> [Supplied information]:
--- begin ---

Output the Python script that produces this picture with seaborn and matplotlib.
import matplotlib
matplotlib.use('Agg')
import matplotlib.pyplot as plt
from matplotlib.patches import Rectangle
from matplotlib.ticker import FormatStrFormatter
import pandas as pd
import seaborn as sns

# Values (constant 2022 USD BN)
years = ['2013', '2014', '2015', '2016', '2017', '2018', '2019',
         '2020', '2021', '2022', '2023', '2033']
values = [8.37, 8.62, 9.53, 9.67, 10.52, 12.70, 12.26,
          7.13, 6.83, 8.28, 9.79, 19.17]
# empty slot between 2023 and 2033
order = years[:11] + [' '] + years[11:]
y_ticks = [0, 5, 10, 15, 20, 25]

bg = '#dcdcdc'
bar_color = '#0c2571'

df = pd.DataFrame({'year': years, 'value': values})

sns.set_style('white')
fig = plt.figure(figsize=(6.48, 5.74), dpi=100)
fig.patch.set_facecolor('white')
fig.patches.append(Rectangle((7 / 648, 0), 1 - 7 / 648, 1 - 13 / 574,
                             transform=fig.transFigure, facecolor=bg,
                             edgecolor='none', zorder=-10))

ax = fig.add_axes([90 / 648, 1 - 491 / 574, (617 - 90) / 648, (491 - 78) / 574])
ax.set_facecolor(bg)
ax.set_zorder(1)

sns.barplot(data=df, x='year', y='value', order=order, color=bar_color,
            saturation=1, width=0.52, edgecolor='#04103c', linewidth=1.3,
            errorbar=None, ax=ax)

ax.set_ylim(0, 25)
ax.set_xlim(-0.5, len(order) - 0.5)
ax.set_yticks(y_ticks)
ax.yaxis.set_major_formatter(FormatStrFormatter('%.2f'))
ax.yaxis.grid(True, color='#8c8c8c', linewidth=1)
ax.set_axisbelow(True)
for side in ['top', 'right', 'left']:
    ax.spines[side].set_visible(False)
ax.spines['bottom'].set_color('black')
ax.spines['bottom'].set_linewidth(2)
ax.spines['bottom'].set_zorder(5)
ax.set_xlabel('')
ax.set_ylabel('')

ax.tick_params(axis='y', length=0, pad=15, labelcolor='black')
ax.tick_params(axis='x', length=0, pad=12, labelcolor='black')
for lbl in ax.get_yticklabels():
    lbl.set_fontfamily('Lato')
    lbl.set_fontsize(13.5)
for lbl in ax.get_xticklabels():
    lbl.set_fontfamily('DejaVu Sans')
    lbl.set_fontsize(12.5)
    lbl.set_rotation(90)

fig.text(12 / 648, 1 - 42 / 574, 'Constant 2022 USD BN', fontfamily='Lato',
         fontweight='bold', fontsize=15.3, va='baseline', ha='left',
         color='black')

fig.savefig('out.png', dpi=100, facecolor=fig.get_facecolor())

--- end ---
--- begin ---

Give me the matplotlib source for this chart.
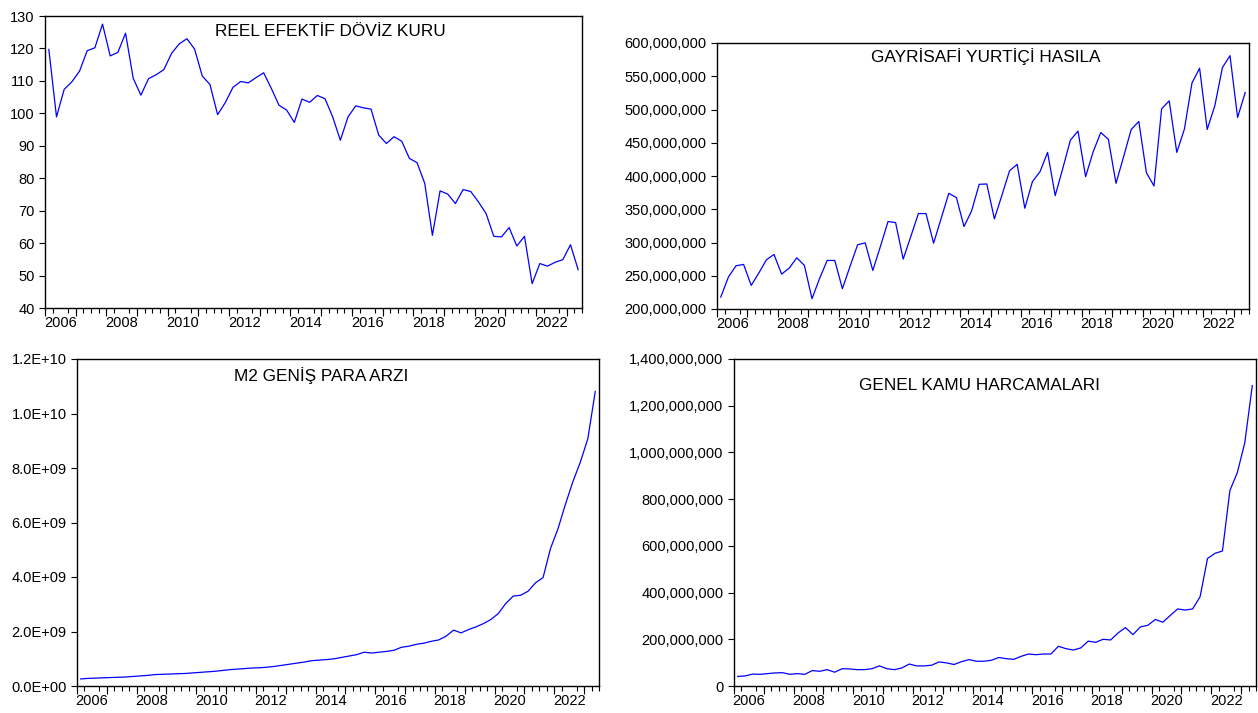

--- end ---

> [Exercise directions]:
Each line in the listing above that contains "chart" should be copied.

> [Problem solution]:
Give me the matplotlib source for this chart.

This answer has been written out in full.